**Data section:**

◆ ◆ ◆ ◆

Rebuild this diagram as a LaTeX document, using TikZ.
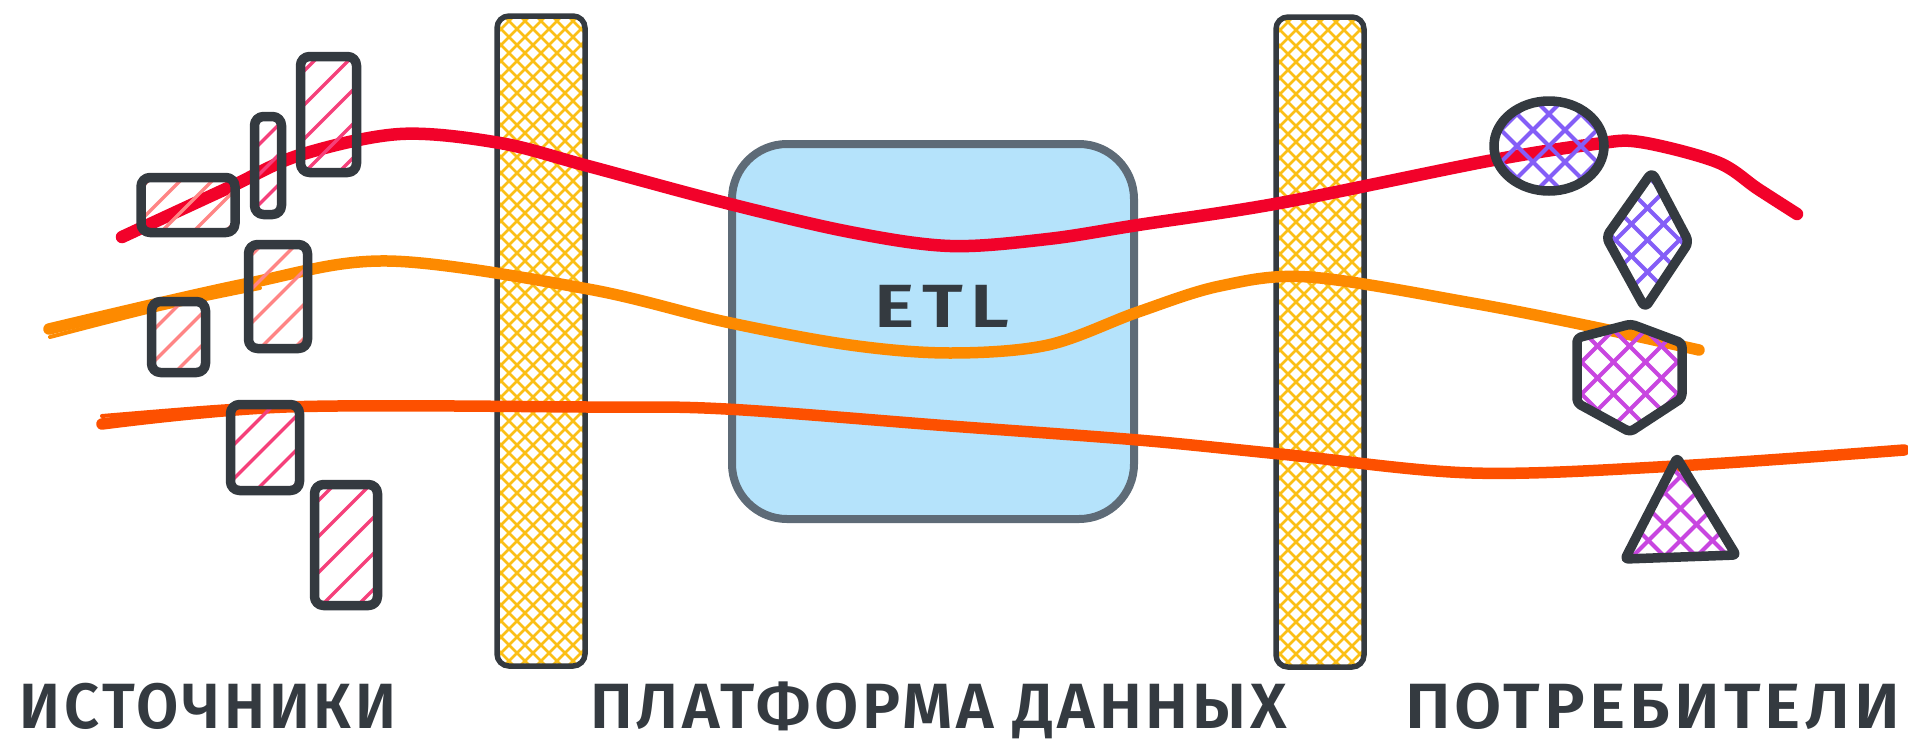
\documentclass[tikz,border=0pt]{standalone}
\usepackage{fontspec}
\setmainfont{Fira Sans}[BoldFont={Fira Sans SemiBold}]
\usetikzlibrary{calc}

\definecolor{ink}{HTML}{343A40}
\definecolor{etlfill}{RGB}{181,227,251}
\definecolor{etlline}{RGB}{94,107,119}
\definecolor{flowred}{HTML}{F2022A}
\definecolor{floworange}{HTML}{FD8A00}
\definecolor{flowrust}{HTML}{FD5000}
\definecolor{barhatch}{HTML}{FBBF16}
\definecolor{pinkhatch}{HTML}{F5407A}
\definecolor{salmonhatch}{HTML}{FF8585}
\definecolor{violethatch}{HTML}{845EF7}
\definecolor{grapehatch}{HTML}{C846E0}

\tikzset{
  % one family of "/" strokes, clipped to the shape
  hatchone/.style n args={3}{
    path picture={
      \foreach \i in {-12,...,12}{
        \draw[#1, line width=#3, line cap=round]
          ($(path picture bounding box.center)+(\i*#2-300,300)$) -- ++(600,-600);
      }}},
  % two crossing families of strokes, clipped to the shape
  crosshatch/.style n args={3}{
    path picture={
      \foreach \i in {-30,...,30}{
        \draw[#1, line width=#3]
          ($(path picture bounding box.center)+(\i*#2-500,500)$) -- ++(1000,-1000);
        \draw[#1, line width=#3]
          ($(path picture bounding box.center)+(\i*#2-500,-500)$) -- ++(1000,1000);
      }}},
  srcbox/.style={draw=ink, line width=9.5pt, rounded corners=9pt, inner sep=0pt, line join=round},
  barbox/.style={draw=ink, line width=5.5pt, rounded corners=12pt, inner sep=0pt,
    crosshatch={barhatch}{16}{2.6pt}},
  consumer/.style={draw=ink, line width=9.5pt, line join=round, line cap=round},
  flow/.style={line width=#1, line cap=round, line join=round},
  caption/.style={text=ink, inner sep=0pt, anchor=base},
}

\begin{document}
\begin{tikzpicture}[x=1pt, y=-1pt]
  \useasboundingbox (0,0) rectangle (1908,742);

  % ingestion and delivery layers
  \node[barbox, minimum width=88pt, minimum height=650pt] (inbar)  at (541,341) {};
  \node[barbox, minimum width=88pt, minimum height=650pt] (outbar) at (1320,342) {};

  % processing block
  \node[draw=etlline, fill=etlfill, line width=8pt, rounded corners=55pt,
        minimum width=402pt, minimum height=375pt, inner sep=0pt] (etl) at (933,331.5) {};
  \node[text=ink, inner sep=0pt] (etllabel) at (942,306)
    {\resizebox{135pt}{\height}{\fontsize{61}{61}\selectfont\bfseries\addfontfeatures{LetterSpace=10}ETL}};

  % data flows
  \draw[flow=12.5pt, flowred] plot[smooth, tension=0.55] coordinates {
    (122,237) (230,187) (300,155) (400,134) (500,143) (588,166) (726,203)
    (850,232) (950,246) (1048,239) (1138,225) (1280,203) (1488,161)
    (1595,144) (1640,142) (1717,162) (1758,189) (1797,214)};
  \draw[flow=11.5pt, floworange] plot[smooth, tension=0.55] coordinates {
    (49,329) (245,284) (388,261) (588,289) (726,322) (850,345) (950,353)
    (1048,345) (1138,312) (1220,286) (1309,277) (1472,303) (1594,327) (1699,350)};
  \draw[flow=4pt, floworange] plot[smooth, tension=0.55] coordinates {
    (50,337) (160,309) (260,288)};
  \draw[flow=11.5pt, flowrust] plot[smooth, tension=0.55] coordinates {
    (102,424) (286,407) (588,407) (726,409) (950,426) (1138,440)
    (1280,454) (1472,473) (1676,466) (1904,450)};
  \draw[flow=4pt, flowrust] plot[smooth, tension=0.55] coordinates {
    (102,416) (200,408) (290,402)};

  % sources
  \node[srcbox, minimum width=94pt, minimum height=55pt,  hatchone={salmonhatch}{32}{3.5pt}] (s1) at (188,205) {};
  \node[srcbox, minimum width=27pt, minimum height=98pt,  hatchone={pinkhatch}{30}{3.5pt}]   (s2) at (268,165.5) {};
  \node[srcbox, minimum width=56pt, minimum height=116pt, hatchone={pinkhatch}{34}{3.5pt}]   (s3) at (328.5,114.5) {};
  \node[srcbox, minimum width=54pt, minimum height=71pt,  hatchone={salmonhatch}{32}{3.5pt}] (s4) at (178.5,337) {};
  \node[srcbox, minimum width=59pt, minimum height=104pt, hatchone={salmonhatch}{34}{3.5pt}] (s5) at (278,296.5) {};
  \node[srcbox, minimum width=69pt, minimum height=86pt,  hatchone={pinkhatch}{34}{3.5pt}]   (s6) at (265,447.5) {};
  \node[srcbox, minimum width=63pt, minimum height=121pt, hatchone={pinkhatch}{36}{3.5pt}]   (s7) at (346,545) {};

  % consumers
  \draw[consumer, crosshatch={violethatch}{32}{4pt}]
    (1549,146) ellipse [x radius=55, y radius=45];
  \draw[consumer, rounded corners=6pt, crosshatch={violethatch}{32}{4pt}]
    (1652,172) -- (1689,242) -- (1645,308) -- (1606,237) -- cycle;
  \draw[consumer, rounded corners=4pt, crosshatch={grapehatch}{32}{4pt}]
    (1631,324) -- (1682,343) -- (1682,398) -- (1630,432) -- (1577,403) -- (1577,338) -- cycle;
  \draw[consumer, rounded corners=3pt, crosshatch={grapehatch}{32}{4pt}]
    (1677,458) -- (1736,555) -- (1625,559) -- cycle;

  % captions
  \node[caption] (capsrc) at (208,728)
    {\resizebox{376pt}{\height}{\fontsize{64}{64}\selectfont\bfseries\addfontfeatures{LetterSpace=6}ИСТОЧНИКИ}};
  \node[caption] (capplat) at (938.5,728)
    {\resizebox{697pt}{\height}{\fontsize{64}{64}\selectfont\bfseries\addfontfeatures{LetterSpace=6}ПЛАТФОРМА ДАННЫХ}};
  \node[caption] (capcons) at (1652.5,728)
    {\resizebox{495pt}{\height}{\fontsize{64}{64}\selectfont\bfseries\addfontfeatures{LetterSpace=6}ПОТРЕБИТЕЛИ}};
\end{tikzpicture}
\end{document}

◆ ◆ ◆ ◆

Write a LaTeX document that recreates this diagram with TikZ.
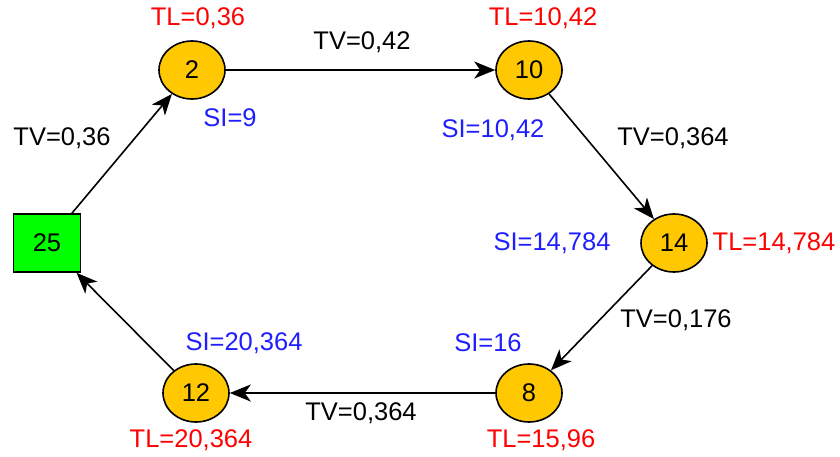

◆ ◆ ◆ ◆

Scan the records above, count the lines with "LaTeX" in them, and give only the number.

2